Creating a data analytics powerhouse...
This month’s blog delves into the world of data analytics.
What does our data tell us?
Data noun
Definition of data
- Factual information (such as measurements or statistics) used as a basis for reasoning, discussion, or calculation the data is plentiful and easily available.
- Information in digital form that can be transmitted or processed.
- Information output by a sensing device or organ that includes both useful and irrelevant or redundant information and must be processed to be meaningful. Data.” Dictionary, Merriam-Webster, Definition of DATA . Accessed February 2024.
So much valuable knowledge about consumers, processes and more, could be lost when meaningful data has not been captured, stored or adequately analysed.
It’s clear that data analytics can offer invaluable insights, used in a variety of different ways to help improve performance and efficiency. Decisions can be backed up with a solid understanding of data and the journey it took before arriving and resting in your database.
For this month’s blog, let me introduce Kirith, Judopay’s Data / BI Engineer who will takes us through the decision on our data warehouse solution and how that has created a data analytics powerhouse. Including what that means for Judopay and our merchants.
In the intricate world of payments, where data is the lifeblood of operations, the choice of a data warehouse can significantly impact analytics capabilities.
This blog delves into the advantages of creating a data analytics powerhouse in BigQuery, tailored to meet the unique demands of the payments industry.
Motivation for change - Why BigQuery?
The motivation behind Judopay adopting BigQuery as our data analytics solution, stems from the following advantages it provides:
Scalability
BigQuery's architecture, designed for seamless scalability, ensures that we are able to effortlessly handle large volumes of data without compromising on analytics performance.
This scalability is crucial for gaining timely insights into payment trends.
Real-time Analytics
BigQuery's capability to analyse streaming data in real-time, allows us to swiftly identify anomalies, patterns, and potential fraudulent activities as they occur.

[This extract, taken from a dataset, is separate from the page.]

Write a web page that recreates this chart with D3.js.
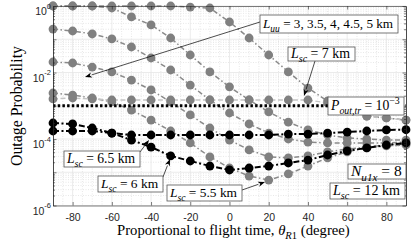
<!DOCTYPE html>
<html>
<head>
<meta charset="utf-8">
<script src="https://cdn.jsdelivr.net/npm/d3@7"></script>
<style>
  body { margin: 0; background: #fff; }
  svg { display: block; }
  text { white-space: pre; }
</style>
</head>
<body>
<script>
// flight-time angle (degree)
const THETA = [-90, -80, -70, -60, -50, -40, -30, -20, -10, 0, 10, 20, 30, 40, 50, 60, 70, 80, 90];

// gray family, L_uu = 5 ... 3 km
const LUU_5 = [1, 1, 1, 1, 1, 1, 1, 0.93, 0.87, 0.33, 0.109, 0.0336, 0.0104, 0.0034, 1.39e-3, 7.4e-4, 4.9e-4, 4.3e-4, 3.7e-4];
const LUU_45 = [1, 1, 1, 0.87, 0.47, 0.27, 0.109, 0.0336, 0.0104, 3.7e-3, 1.49e-3, 6.5e-4, 3.2e-4, 1.87e-4, 1.32e-4, 1.07e-4, 1.0e-4, 9.3e-5, 9.3e-5];
const LUU_4 = [0.203, 0.177, 0.144, 0.102, 0.0585, 0.0273, 0.0119, 4.2e-3, 1.49e-3, 6.05e-4, 2.83e-4, 1.51e-4, 1.0e-4, 8.1e-5, 7.6e-5, 7.6e-5, 7.6e-5, 7.6e-5, 8.1e-5];
const LUU_35 = [0.0207, 0.0193, 0.0146, 0.0104, 5.9e-3, 2.98e-3, 1.3e-3, 5.3e-4, 2.14e-4, 9.3e-5, 4.7e-5, 2.9e-5, 2.7e-5, 3.1e-5, 4.1e-5, 5.0e-5, 5.7e-5, 6.6e-5, 7.1e-5];
const LUU_3 = [2.42e-3, 2.1e-3, 1.71e-3, 1.3e-3, 7.4e-4, 3.7e-4, 1.74e-4, 7.6e-5, 2.9e-5, 1.34e-5, 7.7e-6, 5.8e-6, 8.9e-6, 1.54e-5, 2.7e-5, 4.1e-5, 5.4e-5, 6.2e-5, 6.6e-5];

// L_sc curves
const LSC_7 = [1.6e-3, 1.71e-3, 1.6e-3, 1.49e-3, 1.49e-3, 1.49e-3, 1.49e-3, 1.49e-3, 1.49e-3, 1.49e-3, 1.49e-3, 1.49e-3, 1.49e-3, 1.49e-3, 1.21e-3, 7.4e-4, 4.9e-4, 4.3e-4, 3.7e-4];
const LSC_65 = [3.03e-4, 2.83e-4, 2.14e-4, 1.51e-4, 1.32e-4, 1.32e-4, 1.32e-4, 1.32e-4, 1.32e-4, 1.32e-4, 1.32e-4, 1.32e-4, 1.41e-4, 1.41e-4, 1.51e-4, 1.62e-4, 1.74e-4, 1.87e-4, 1.9e-4];
const LSC_6 = [1.74e-4, 1.74e-4, 1.74e-4, 1.51e-4, 9.3e-5, 5.7e-5, 3.1e-5, 2.18e-5, 1.54e-5, 1.17e-5, 1.34e-5, 1.54e-5, 1.9e-5, 2.33e-5, 3.3e-5, 4.4e-5, 5.4e-5, 6.6e-5, 7.6e-5];

const P_TR = 1e-3;

const X_TICKS = [-80, -60, -40, -20, 0, 20, 40, 60, 80];
const Y_DECADES = [1, 1e-1, 1e-2, 1e-3, 1e-4, 1e-5, 1e-6];
const Y_LABELS = [[1, "0"], [1e-2, "-2"], [1e-4, "-4"], [1e-6, "-6"]];

const WIDTH = 415;
const HEIGHT = 243;
const M = { left: 53, right: 406, top: 6, bottom: 205.5 };
const SERIF = "'Liberation Serif', 'Times New Roman', serif";
const SANS = "'Liberation Sans', Arial, sans-serif";
const AXIS = "#262626";

const svg = d3.select("body").append("svg")
  .attr("width", WIDTH)
  .attr("height", HEIGHT);

const x = d3.scaleLinear().domain([-90, 90]).range([M.left, M.right]);
const y = d3.scaleLog().domain([1e-6, 1]).range([M.bottom, M.top]);

// grid
const yMinor = [];
for (let k = -6; k < 0; k++) for (let m = 2; m <= 9; m++) yMinor.push(m * Math.pow(10, k));
const xMinor = d3.range(-85, 90, 5).filter((v) => v % 20 !== 0);

const grid = svg.append("g");
grid.selectAll(".xm").data(xMinor).enter().append("line")
  .attr("x1", (d) => x(d)).attr("x2", (d) => x(d))
  .attr("y1", M.top).attr("y2", M.bottom)
  .attr("stroke", "#d9d9d9").attr("stroke-width", 0.6).attr("stroke-dasharray", "1,1.5");
grid.selectAll(".ym").data(yMinor).enter().append("line")
  .attr("x1", M.left).attr("x2", M.right)
  .attr("y1", (d) => y(d)).attr("y2", (d) => y(d))
  .attr("stroke", "#d9d9d9").attr("stroke-width", 0.6).attr("stroke-dasharray", "1,1.5");
grid.selectAll(".xM").data(X_TICKS).enter().append("line")
  .attr("x1", (d) => x(d)).attr("x2", (d) => x(d))
  .attr("y1", M.top).attr("y2", M.bottom)
  .attr("stroke", "#e2e2e2").attr("stroke-width", 0.7);
grid.selectAll(".yM").data(Y_DECADES).enter().append("line")
  .attr("x1", M.left).attr("x2", M.right)
  .attr("y1", (d) => y(d)).attr("y2", (d) => y(d))
  .attr("stroke", "#e2e2e2").attr("stroke-width", 0.7);

// curves
const line = d3.line().x((d, i) => x(THETA[i])).y((d) => y(d));

const SERIES = [
  { data: LUU_5, color: "#808080", lineColor: "#8a8a8a", dash: "5,2.5,1.5,2.5", w: 1.5 },
  { data: LUU_45, color: "#808080", lineColor: "#8a8a8a", dash: "5,2.5,1.5,2.5", w: 1.5 },
  { data: LUU_4, color: "#808080", lineColor: "#8a8a8a", dash: "5,2.5,1.5,2.5", w: 1.5 },
  { data: LUU_35, color: "#808080", lineColor: "#8a8a8a", dash: "5,2.5,1.5,2.5", w: 1.5 },
  { data: LUU_3, color: "#808080", lineColor: "#8a8a8a", dash: "5,2.5,1.5,2.5", w: 1.5 },
  { data: LSC_7, color: "#808080", lineColor: "#c4c4c4", dash: "5,2.5", w: 1.5 },
  { data: LSC_65, color: "#000", lineColor: "#000", dash: "6,2.5,2,2.5", w: 2 },
  { data: LSC_6, color: "#000", lineColor: "#000", dash: "6,2.5,2,2.5", w: 2 },
];

SERIES.forEach((s) => {
  const g = svg.append("g");
  g.append("path")
    .attr("d", line(s.data))
    .attr("fill", "none")
    .attr("stroke", s.lineColor)
    .attr("stroke-width", s.w)
    .attr("stroke-dasharray", s.dash);
  g.selectAll("circle").data(s.data).enter().append("circle")
    .attr("cx", (d, i) => x(THETA[i]))
    .attr("cy", (d) => y(d))
    .attr("r", 4.4)
    .attr("fill", s.color);
});

// threshold
svg.append("line")
  .attr("x1", M.left).attr("x2", M.right)
  .attr("y1", y(P_TR)).attr("y2", y(P_TR))
  .attr("stroke", "#000").attr("stroke-width", 3)
  .attr("stroke-dasharray", "2.5,2.2");

// axes
const ax = svg.append("g").attr("font-family", SANS);
const bottom = ax.append("g").attr("transform", `translate(0,${M.bottom})`)
  .call(d3.axisBottom(x).tickValues(X_TICKS).tickSize(-3.5).tickSizeOuter(0).tickPadding(8.5).tickFormat((d) => String(d)));
ax.append("g").attr("transform", `translate(0,${M.top})`)
  .call(d3.axisTop(x).tickValues(X_TICKS).tickSize(-3.5).tickSizeOuter(0).tickFormat(""));
ax.append("g").attr("transform", `translate(${M.left},0)`)
  .call(d3.axisLeft(y).tickValues(Y_DECADES).tickSize(-3.5).tickSizeOuter(0).tickFormat(""));
ax.append("g").attr("transform", `translate(${M.left},0)`)
  .call(d3.axisLeft(y).tickValues(yMinor).tickSize(-2).tickSizeOuter(0).tickFormat(""));
ax.append("g").attr("transform", `translate(${M.right},0)`)
  .call(d3.axisRight(y).tickValues(Y_DECADES).tickSize(-3.5).tickSizeOuter(0).tickFormat(""));
ax.append("g").attr("transform", `translate(${M.right},0)`)
  .call(d3.axisRight(y).tickValues(yMinor).tickSize(-2).tickSizeOuter(0).tickFormat(""));
ax.selectAll(".domain").attr("stroke", AXIS).attr("stroke-width", 0.6);
ax.selectAll(".tick line").attr("stroke", AXIS).attr("stroke-width", 0.6);
bottom.selectAll("text").attr("font-size", 10.5).attr("fill", AXIS).attr("font-family", SANS);

const yl = ax.selectAll(".ylab").data(Y_LABELS).enter().append("text")
  .attr("x", 51)
  .attr("y", (d) => y(d[0]) + 9)
  .attr("text-anchor", "end")
  .attr("fill", AXIS)
  .attr("font-size", 10.5);
yl.append("tspan").text("10");
yl.append("tspan").text((d) => d[1]).attr("font-size", 7.5).attr("dy", -6.5);

// math text helper
function addMath(parent, parts, fs) {
  const t = parent.append("text").attr("font-family", SERIF).attr("font-size", fs).attr("fill", "#000");
  let shift = 0;
  parts.forEach((p) => {
    const target = p.s === "sub" ? fs * 0.3 : p.s === "sup" ? -fs * 0.42 : 0;
    const ts = t.append("tspan").text(p.t).attr("dy", target - shift);
    shift = target;
    if (p.s) ts.attr("font-size", fs * 0.72);
    if (p.i) ts.attr("font-style", "italic");
  });
  return t;
}

function fitText(t, target, fs) {
  const w = t.node().getBBox().width;
  const nfs = fs * target / w;
  t.attr("font-size", nfs);
  t.selectAll("tspan").each(function () {
    const el = d3.select(this);
    const f = el.attr("font-size");
    if (f) el.attr("font-size", +f * nfs / fs);
    const dy = +el.attr("dy");
    el.attr("dy", dy * nfs / fs);
  });
  return nfs;
}

function annot(parts, x0, y0, x1, y1) {
  const g = svg.append("g");
  g.append("rect").attr("x", x0).attr("y", y0).attr("width", x1 - x0).attr("height", y1 - y0)
    .attr("fill", "#fff").attr("stroke", "#555").attr("stroke-width", 0.8);
  const t = addMath(g, parts, 12);
  const fs = fitText(t, x1 - x0 - 6, 12);
  t.attr("x", x0 + 3).attr("y", (y0 + y1) / 2 + fs * 0.3);
}

function arrow(x1, y1, x2, y2) {
  const a = Math.atan2(y2 - y1, x2 - x1);
  const L = 7, W = 2.6;
  const bx = x2 - L * Math.cos(a), by = y2 - L * Math.sin(a);
  svg.append("line").attr("x1", x1).attr("y1", y1).attr("x2", bx).attr("y2", by)
    .attr("stroke", "#000").attr("stroke-width", 0.7);
  const px = -Math.sin(a) * W, py = Math.cos(a) * W;
  svg.append("path")
    .attr("d", `M${x2},${y2}L${bx + px},${by + py}L${bx + 2 * Math.cos(a)},${by + 2 * Math.sin(a)}L${bx - px},${by - py}Z`)
    .attr("fill", "#000");
}

const KM = { t: " km" };

arrow(260, 22, 85, 77);
annot([{ t: "L", i: true }, { t: "uu", i: true, s: "sub" }, { t: " = 3, 3.5, 4, 4.5, 5 km" }], 260, 15, 398, 33);

arrow(315, 61, 304, 96);
annot([{ t: "L", i: true }, { t: "sc", i: true, s: "sub" }, { t: " = 7" }, KM], 288, 47, 355, 61);

annot([{ t: "P", i: true }, { t: "out,tr", i: true, s: "sub" }, { t: " = 10" }, { t: "\u22123", s: "sup" }], 328, 97, 404, 115);

annot([{ t: "N", i: true }, { t: "u1x", i: true, s: "sub" }, { t: " = 8" }], 348, 164, 406, 179);
annot([{ t: "L", i: true }, { t: "sc", i: true, s: "sub" }, { t: " = 12" }, KM], 330, 183, 405, 199);

arrow(140, 152, 149, 140);
annot([{ t: "L", i: true }, { t: "sc", i: true, s: "sub" }, { t: " = 6.5" }, KM], 64, 151, 140, 167);

arrow(163, 177, 170, 159);
annot([{ t: "L", i: true }, { t: "sc", i: true, s: "sub" }, { t: " = 6" }, KM], 98, 176, 163, 192);

arrow(242, 190, 265, 182);
annot([{ t: "L", i: true }, { t: "sc", i: true, s: "sub" }, { t: " = 5.5" }, KM], 167, 185, 242, 201);

// axis labels
const xl = addMath(svg, [
  { t: "Proportional to flight time, " },
  { t: "\u03b8", i: true },
  { t: "R", i: true, s: "sub" },
  { t: "1", s: "sub" },
  { t: " (degree)" },
], 12);
fitText(xl, 233, 12);
xl.attr("x", 117).attr("y", 235);

const ylab = svg.append("text")
  .attr("font-family", SERIF)
  .attr("font-size", 12)
  .text("Outage Probability");
const yw = ylab.node().getBBox().width;
ylab.attr("font-size", 12 * 120 / yw)
  .attr("text-anchor", "middle")
  .attr("transform", "translate(22,106) rotate(-90)");
</script>
</body>
</html>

Machine Learning Integration
BigQuery's seamless integration with Google Cloud's machine learning services, leverages machine learning within the analytics environment. This means we are empowered to stay ahead of evolving threats and fine-tune risk mitigation strategies in real-time.
BigQuery's serverless pricing model ensures cost efficiency by enabling us to pay only for the resources we consume. This scalability, combined with on-demand pricing, allows us to optimise costs while effortlessly scaling analytics resources based on data volumes.
Migrating to BigQuery
To migrate our data warehouse to BigQuery firstly, we needed to align and convert the new schema to cater specifically to focus on payments analytics.
We created a new reporting schema, optimised for analytics, that contains additional data points to provide more detailed analysis.
For example, if we compare the old 3D Secure data schema versus the new 3D Secure data schema, we can now analyse a vast number of additional data points. We can already see the benefit of these additional data points, as we have seen that by mandating a 3D Secure 2 challenge can increase the success rate of transactions.
Another example, if we compare the old integration data schema versus the new integration data schema, the additional data points enables us to see those merchants who are using older integration versions, helping us to ensure that merchants move to the latest integration version.
Next, we streamlined our Extraction, Transformation and Loading (ETL) of the payment data into BigQuery, with the aim of minimising latency, using:
Kafka:
An open-source distributed event streaming platform, enabling us to utilise high-performance data pipelines, streaming analytics and data integration.
Airflow:
A platform created to programmatically author, schedule and monitor workflows. Airflow provides us with the capability for data transformation and loading into BigQuery.
Following this, we conducted exhaustive testing in order to ensure the analytics infrastructure in BigQuery met our requirements, by evaluating the:
- Speed
- Accuracy
- Responsiveness of analytics queries. In particular, transaction trend analysis.
Once we were satisfied, we reconfigured our analytics applications and redirected our payments analytics queries to the new data warehouse.
Now, in the post-migration phase we are closely monitoring the analytics performance, continuously optimising queries and configurations, to ensure sustained efficiency.
We have also used Airflow to centralise our data and provide a holistic view of data shared across the entire finance group.
Future Data Capabilities
With our new data model, that is compatible with the use of Natural Language Processing (NLP), we are in the process of exploring the use of NLP and generative AI tools to enhance our data visualisation capability. We have already conducted a POC with ThoughtSpot Sage as a solution.
Using a tool like ThoughtSpot Sage would allow questions to be asked of the data in natural language, returning the answers in the form of a table or chart, a key enabler for self-serve data analytics.